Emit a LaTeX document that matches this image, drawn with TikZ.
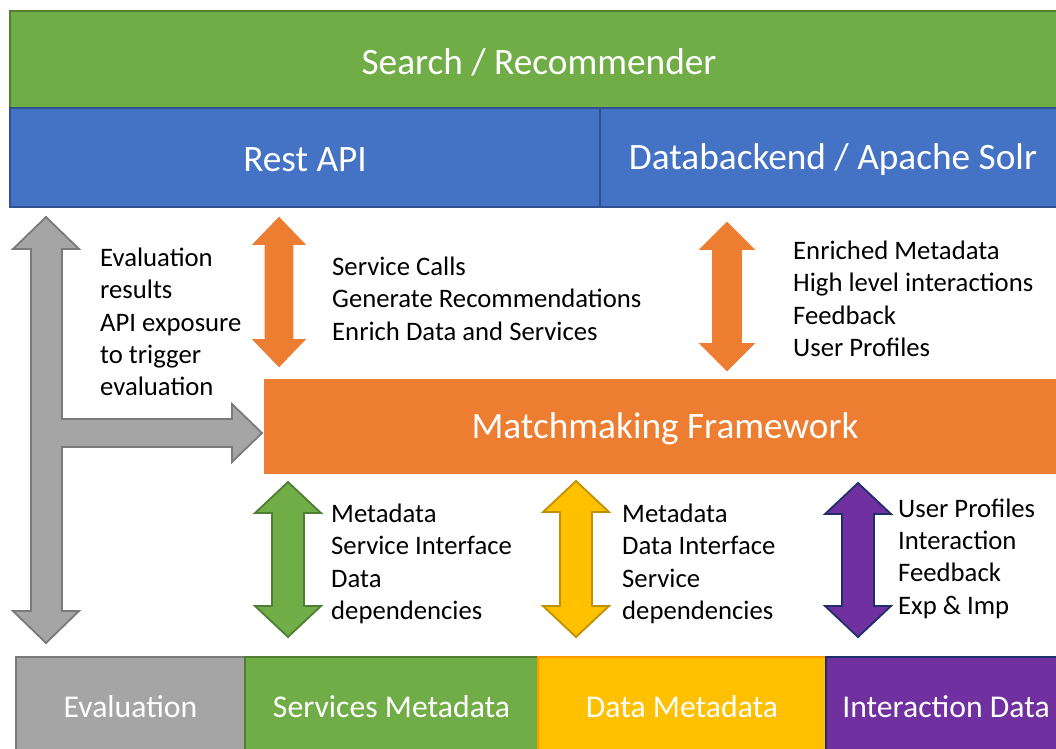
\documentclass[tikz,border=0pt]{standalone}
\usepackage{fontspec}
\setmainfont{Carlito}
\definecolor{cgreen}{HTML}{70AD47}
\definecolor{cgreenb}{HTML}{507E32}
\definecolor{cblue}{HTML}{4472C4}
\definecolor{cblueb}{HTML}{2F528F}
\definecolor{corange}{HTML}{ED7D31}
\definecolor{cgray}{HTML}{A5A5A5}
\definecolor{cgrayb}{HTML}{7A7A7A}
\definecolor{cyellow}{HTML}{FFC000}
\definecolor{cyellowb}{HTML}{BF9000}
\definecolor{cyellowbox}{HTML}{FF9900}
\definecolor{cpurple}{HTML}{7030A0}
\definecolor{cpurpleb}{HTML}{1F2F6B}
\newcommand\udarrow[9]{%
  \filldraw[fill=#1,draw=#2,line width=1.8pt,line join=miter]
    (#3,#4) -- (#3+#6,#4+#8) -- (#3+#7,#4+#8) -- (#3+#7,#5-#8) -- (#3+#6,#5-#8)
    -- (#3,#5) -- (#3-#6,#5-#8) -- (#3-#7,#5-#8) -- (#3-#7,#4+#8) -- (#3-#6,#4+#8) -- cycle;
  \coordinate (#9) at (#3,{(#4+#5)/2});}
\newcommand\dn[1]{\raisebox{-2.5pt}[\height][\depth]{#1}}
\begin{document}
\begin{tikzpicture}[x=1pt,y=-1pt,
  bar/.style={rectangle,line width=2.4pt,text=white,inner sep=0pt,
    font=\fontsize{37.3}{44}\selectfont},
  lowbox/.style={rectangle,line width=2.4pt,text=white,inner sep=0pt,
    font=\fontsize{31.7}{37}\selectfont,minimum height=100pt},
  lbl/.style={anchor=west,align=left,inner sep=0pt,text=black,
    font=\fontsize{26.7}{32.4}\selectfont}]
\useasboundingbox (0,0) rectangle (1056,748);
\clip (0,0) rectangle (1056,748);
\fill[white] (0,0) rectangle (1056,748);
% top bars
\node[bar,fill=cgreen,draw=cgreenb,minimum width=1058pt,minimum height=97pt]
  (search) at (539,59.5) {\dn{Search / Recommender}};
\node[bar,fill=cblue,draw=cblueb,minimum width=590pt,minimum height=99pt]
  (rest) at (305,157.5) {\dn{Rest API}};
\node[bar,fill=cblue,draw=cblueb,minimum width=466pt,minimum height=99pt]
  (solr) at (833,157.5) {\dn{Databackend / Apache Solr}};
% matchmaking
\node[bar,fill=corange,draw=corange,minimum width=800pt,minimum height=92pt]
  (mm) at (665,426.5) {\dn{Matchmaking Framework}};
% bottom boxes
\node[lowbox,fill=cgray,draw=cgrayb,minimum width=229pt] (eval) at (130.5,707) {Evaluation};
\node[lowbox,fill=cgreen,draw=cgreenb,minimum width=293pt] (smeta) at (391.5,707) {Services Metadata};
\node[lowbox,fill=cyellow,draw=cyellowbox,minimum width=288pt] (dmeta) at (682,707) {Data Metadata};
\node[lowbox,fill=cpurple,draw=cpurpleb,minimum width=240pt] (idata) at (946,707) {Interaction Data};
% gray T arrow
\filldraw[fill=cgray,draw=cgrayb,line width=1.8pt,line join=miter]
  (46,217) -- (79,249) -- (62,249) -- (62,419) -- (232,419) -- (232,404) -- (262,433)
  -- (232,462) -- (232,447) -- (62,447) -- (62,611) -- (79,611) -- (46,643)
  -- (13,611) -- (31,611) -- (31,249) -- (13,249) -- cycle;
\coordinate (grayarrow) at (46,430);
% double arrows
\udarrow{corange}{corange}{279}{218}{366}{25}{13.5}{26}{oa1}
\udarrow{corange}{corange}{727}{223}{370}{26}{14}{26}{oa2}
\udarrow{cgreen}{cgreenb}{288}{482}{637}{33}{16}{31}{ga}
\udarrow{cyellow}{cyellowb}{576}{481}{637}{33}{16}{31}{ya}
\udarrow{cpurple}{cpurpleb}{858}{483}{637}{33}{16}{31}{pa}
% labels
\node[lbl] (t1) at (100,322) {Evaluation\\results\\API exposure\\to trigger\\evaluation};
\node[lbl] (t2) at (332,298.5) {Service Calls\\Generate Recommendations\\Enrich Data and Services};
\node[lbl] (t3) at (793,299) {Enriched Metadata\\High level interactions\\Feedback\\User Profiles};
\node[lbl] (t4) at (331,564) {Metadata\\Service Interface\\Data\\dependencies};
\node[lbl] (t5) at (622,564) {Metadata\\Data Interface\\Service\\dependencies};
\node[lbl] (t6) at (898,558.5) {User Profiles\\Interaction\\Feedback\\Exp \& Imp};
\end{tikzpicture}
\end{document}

▶ _STATED PROBLEM_: Your copy of the data should match it exactly, except that pictures are left out.

▶ _RIGHT ANSWER_:
Emit a LaTeX document that matches this image, drawn with TikZ.
\documentclass[tikz,border=0pt]{standalone}
\usepackage{fontspec}
\setmainfont{Carlito}
\definecolor{cgreen}{HTML}{70AD47}
\definecolor{cgreenb}{HTML}{507E32}
\definecolor{cblue}{HTML}{4472C4}
\definecolor{cblueb}{HTML}{2F528F}
\definecolor{corange}{HTML}{ED7D31}
\definecolor{cgray}{HTML}{A5A5A5}
\definecolor{cgrayb}{HTML}{7A7A7A}
\definecolor{cyellow}{HTML}{FFC000}
\definecolor{cyellowb}{HTML}{BF9000}
\definecolor{cyellowbox}{HTML}{FF9900}
\definecolor{cpurple}{HTML}{7030A0}
\definecolor{cpurpleb}{HTML}{1F2F6B}
\newcommand\udarrow[9]{%
  \filldraw[fill=#1,draw=#2,line width=1.8pt,line join=miter]
    (#3,#4) -- (#3+#6,#4+#8) -- (#3+#7,#4+#8) -- (#3+#7,#5-#8) -- (#3+#6,#5-#8)
    -- (#3,#5) -- (#3-#6,#5-#8) -- (#3-#7,#5-#8) -- (#3-#7,#4+#8) -- (#3-#6,#4+#8) -- cycle;
  \coordinate (#9) at (#3,{(#4+#5)/2});}
\newcommand\dn[1]{\raisebox{-2.5pt}[\height][\depth]{#1}}
\begin{document}
\begin{tikzpicture}[x=1pt,y=-1pt,
  bar/.style={rectangle,line width=2.4pt,text=white,inner sep=0pt,
    font=\fontsize{37.3}{44}\selectfont},
  lowbox/.style={rectangle,line width=2.4pt,text=white,inner sep=0pt,
    font=\fontsize{31.7}{37}\selectfont,minimum height=100pt},
  lbl/.style={anchor=west,align=left,inner sep=0pt,text=black,
    font=\fontsize{26.7}{32.4}\selectfont}]
\useasboundingbox (0,0) rectangle (1056,748);
\clip (0,0) rectangle (1056,748);
\fill[white] (0,0) rectangle (1056,748);
% top bars
\node[bar,fill=cgreen,draw=cgreenb,minimum width=1058pt,minimum height=97pt]
  (search) at (539,59.5) {\dn{Search / Recommender}};
\node[bar,fill=cblue,draw=cblueb,minimum width=590pt,minimum height=99pt]
  (rest) at (305,157.5) {\dn{Rest API}};
\node[bar,fill=cblue,draw=cblueb,minimum width=466pt,minimum height=99pt]
  (solr) at (833,157.5) {\dn{Databackend / Apache Solr}};
% matchmaking
\node[bar,fill=corange,draw=corange,minimum width=800pt,minimum height=92pt]
  (mm) at (665,426.5) {\dn{Matchmaking Framework}};
% bottom boxes
\node[lowbox,fill=cgray,draw=cgrayb,minimum width=229pt] (eval) at (130.5,707) {Evaluation};
\node[lowbox,fill=cgreen,draw=cgreenb,minimum width=293pt] (smeta) at (391.5,707) {Services Metadata};
\node[lowbox,fill=cyellow,draw=cyellowbox,minimum width=288pt] (dmeta) at (682,707) {Data Metadata};
\node[lowbox,fill=cpurple,draw=cpurpleb,minimum width=240pt] (idata) at (946,707) {Interaction Data};
% gray T arrow
\filldraw[fill=cgray,draw=cgrayb,line width=1.8pt,line join=miter]
  (46,217) -- (79,249) -- (62,249) -- (62,419) -- (232,419) -- (232,404) -- (262,433)
  -- (232,462) -- (232,447) -- (62,447) -- (62,611) -- (79,611) -- (46,643)
  -- (13,611) -- (31,611) -- (31,249) -- (13,249) -- cycle;
\coordinate (grayarrow) at (46,430);
% double arrows
\udarrow{corange}{corange}{279}{218}{366}{25}{13.5}{26}{oa1}
\udarrow{corange}{corange}{727}{223}{370}{26}{14}{26}{oa2}
\udarrow{cgreen}{cgreenb}{288}{482}{637}{33}{16}{31}{ga}
\udarrow{cyellow}{cyellowb}{576}{481}{637}{33}{16}{31}{ya}
\udarrow{cpurple}{cpurpleb}{858}{483}{637}{33}{16}{31}{pa}
% labels
\node[lbl] (t1) at (100,322) {Evaluation\\results\\API exposure\\to trigger\\evaluation};
\node[lbl] (t2) at (332,298.5) {Service Calls\\Generate Recommendations\\Enrich Data and Services};
\node[lbl] (t3) at (793,299) {Enriched Metadata\\High level interactions\\Feedback\\User Profiles};
\node[lbl] (t4) at (331,564) {Metadata\\Service Interface\\Data\\dependencies};
\node[lbl] (t5) at (622,564) {Metadata\\Data Interface\\Service\\dependencies};
\node[lbl] (t6) at (898,558.5) {User Profiles\\Interaction\\Feedback\\Exp \& Imp};
\end{tikzpicture}
\end{document}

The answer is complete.